Prompt -
Don't include pictures. Quote the lines below from the first through the line that contains "const medianRtt = [3.43, 3.52, 3.44, 3.54, 3.48];".

>> BEGIN

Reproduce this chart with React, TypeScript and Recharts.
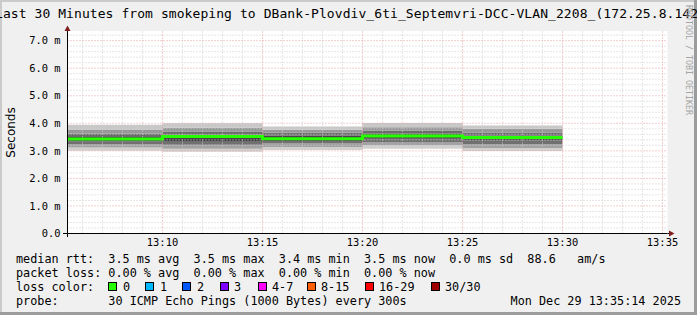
import React from "react";
import {
	ComposedChart,
	Area,
	Line,
	XAxis,
	YAxis,
	CartesianGrid,
	ReferenceLine,
} from "recharts";

// minutes past 13:00, each value covers the 5 min step ending here
const stepStart = 5;
const stepEnds = [10, 15, 20, 25, 30];
const medianRtt = [3.43, 3.52, 3.44, 3.54, 3.48];

// smoke: sorted ping levels per step (ms), from lowest to highest
const smokeMin = [3.0, 2.97, 3.03, 3.08, 2.99];
const smokeQ1 = [3.12, 3.08, 3.14, 3.2, 3.1];
const smokeQ2 = [3.24, 3.22, 3.27, 3.32, 3.24];
const smokeQ3 = [3.34, 3.36, 3.36, 3.44, 3.38];
const smokeQ4 = [3.5, 3.58, 3.55, 3.62, 3.55];
const smokeQ5 = [3.62, 3.7, 3.66, 3.73, 3.67];
const smokeQ6 = [3.76, 3.84, 3.77, 3.86, 3.8];
const smokeMax = [3.95, 4.0, 3.88, 4.01, 3.92];

const xTicks = [10, 15, 20, 25, 30, 35];
const yTicks = [0, 1, 2, 3, 4, 5, 6, 7];

const lossLabels = ["0", "1", "2", "3", "4-7", "8-15", "16-29", "30/30"];
const lossColors = [
	"#26ff00",
	"#00b8ff",
	"#0059ff",
	"#7e00ff",
	"#ff00ff",
	"#ff5e00",
	"#ff0000",
	"#a00000",
];

const levels = [smokeMin, smokeQ1, smokeQ2, smokeQ3, smokeQ4, smokeQ5, smokeQ6, smokeMax];
const bandFill = ["#d0d0d0", "#a2a2a2", "#707070", "#454545", "#6c6c6c", "#989898", "#c8c8c8"];

const data = [stepStart, ...stepEnds].map((t, k) => {
	const i = Math.max(0, k - 1);
	const row: Record<string, number> = { t, median: medianRtt[i], base: smokeMin[i] };
	for (let b = 1; b < levels.length; b++) {
		row["b" + b] = +(levels[b][i] - levels[b - 1][i]).toFixed(3);
	}
	return row;
});

const minorY: number[] = [];
for (let v = 0.2; v < 7.35; v += 0.2) {
	if (Math.abs(v - Math.round(v)) > 0.01) minorY.push(+v.toFixed(1));
}
const minorX: number[] = [];
for (let m = 6; m <= 35; m++) if (m % 5 !== 0) minorX.push(m);

const mono = "'DejaVu Sans Mono', monospace";
const pre = (s: string) => s.replace(/ /g, "\u00a0");

const swatchX = [108, 145, 182, 220, 258, 307, 365, 431];
const swatchLabelX = [123, 160, 197, 234, 272, 321, 379, 445];

const App = () => {
	return (
		<div
			style={{
				position: "fixed",
				left: 0,
				top: 0,
				width: 697,
				height: 315,
				background: "#f0f0f0",
				overflow: "hidden",
			}}
		>
			<ComposedChart
				width={697}
				height={315}
				data={data}
				margin={{ top: 31, right: 29.5, bottom: 51.5, left: 7.5 }}
			>
				<CartesianGrid fill="#ffffff" horizontal={false} vertical={false} />
				<XAxis
					dataKey="t"
					type="number"
					domain={[5.25, 35.25]}
					allowDataOverflow
					ticks={xTicks}
					tickFormatter={(m) => `13:${m}`}
					tickLine={false}
					tickSize={3}
					tickMargin={2}
					axisLine={{ stroke: "#000" }}
					tick={{ fontFamily: mono, fontSize: 10.4, fill: "#000" }}
					height={30}
				/>
				<YAxis
					type="number"
					domain={[0, 7.35]}
					allowDataOverflow
					ticks={yTicks}
					tickFormatter={(v) => (v === 0 ? "0.0" : `${v.toFixed(1)} m`)}
					tickLine={false}
					tickSize={4}
					tickMargin={3}
					axisLine={{ stroke: "#000" }}
					tick={{ fontFamily: mono, fontSize: 10.4, fill: "#000" }}
					width={60}
				/>
				<Area
					type="stepBefore"
					dataKey="base"
					stackId="smoke"
					stroke="none"
					fill="none"
					fillOpacity={0}
					isAnimationActive={false}
				/>
				{bandFill.map((c, b) => (
					<Area
						key={b}
						type="stepBefore"
						dataKey={"b" + (b + 1)}
						stackId="smoke"
						stroke="none"
						fill={c}
						fillOpacity={1}
						isAnimationActive={false}
					/>
				))}
				{minorY.map((v) => (
					<ReferenceLine key={"hy" + v} y={v} stroke="#cdcdcd" strokeDasharray="1 2" />
				))}
				{minorX.map((m) => (
					<ReferenceLine key={"hx" + m} x={m} stroke="#cdcdcd" strokeDasharray="1 2" />
				))}
				{yTicks.slice(1).map((v) => (
					<ReferenceLine key={"my" + v} y={v} stroke="#e4a0a0" strokeDasharray="1 2" />
				))}
				{xTicks.map((m) => (
					<ReferenceLine key={"mx" + m} x={m} stroke="#e4a0a0" strokeDasharray="1 2" />
				))}
				<Line
					type="stepBefore"
					dataKey="median"
					stroke="#26ff00"
					strokeWidth={3}
					dot={false}
					isAnimationActive={false}
				/>
			</ComposedChart>
			<svg
				width={697}
				height={315}
				style={{ position: "absolute", left: 0, top: 0, pointerEvents: "none" }}
			>
				{/* frame */}
				<rect x={0} y={0} width={697} height={2} fill="#cbcbcb" />
				<rect x={0} y={0} width={2} height={315} fill="#cbcbcb" />
				<rect x={694} y={0} width={3} height={315} fill="#9c9c9c" />
				<rect x={0} y={312} width={697} height={3} fill="#9c9c9c" />
				{/* axis overhang + arrows */}
				<line x1={63} y1={233.5} x2={67.5} y2={233.5} stroke="#000" />
				<line x1={667.5} y1={233.5} x2={670} y2={233.5} stroke="#000" />
				<line x1={67.5} y1={233.5} x2={67.5} y2={237} stroke="#000" />
				<line x1={67.5} y1={31} x2={67.5} y2={29} stroke="#000" />
				<polygon points="64.5,31 70.5,31 67.5,25.5" fill="#7f1f1f" />
				<polygon points="669,230.5 669,236.5 674.5,233.5" fill="#7f1f1f" />
				<text
					x={-5}
					y={18}
					textLength={711}
					lengthAdjust="spacing"
					fontFamily={mono}
					fontSize={13}
					fill="#000"
				>
					Last 30 Minutes from smokeping to DBank-Plovdiv_6ti_Septemvri-DCC-VLAN_2208_(172.25.8.142)
				</text>
				<text
					x={11}
					y={132.5}
					transform="rotate(-90 11 132.5)"
					textAnchor="middle"
					dominantBaseline="central"
					fontFamily="'DejaVu Sans', sans-serif"
					fontSize={12}
					fill="#000"
				>
					Seconds
				</text>
				<text
					x={688.5}
					y={60}
					transform="rotate(90 688.5 60)"
					textAnchor="middle"
					dominantBaseline="central"
					fontFamily={mono}
					fontSize={8.3}
					fill="#a4a4a4"
				>
					RRDTOOL / TOBI OETIKER
				</text>
				<g fontFamily={mono} fontSize={11.8} fill="#000">
					<text x={16} y={263}>
						{pre("median rtt:  3.5 ms avg  3.5 ms max  3.4 ms min  3.5 ms now  0.0 ms sd  88.6   am/s")}
					</text>
					<text x={16} y={277}>
						{pre("packet loss: 0.00 % avg  0.00 % max  0.00 % min  0.00 % now")}
					</text>
					<text x={16} y={291}>
						{pre("loss color:")}
					</text>
					{lossLabels.map((l, i) => (
						<g key={l}>
							<rect
								x={swatchX[i] + 0.5}
								y={282.5}
								width={8}
								height={8}
								fill={lossColors[i]}
								stroke="#000"
							/>
							<text x={swatchLabelX[i]} y={291}>
								{l}
							</text>
						</g>
					))}
					<text x={16} y={305}>
						{pre("probe:       30 ICMP Echo Pings (1000 Bytes) every 300s")}
					</text>
					<text x={681} y={305} textAnchor="end">
						{pre("Mon Dec 29 13:35:14 2025")}
					</text>
				</g>
			</svg>
		</div>
	);
};

export default App;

>> END

Worked answer -
Reproduce this chart with React, TypeScript and Recharts.
import React from "react";
import {
	ComposedChart,
	Area,
	Line,
	XAxis,
	YAxis,
	CartesianGrid,
	ReferenceLine,
} from "recharts";

// minutes past 13:00, each value covers the 5 min step ending here
const stepStart = 5;
const stepEnds = [10, 15, 20, 25, 30];
const medianRtt = [3.43, 3.52, 3.44, 3.54, 3.48];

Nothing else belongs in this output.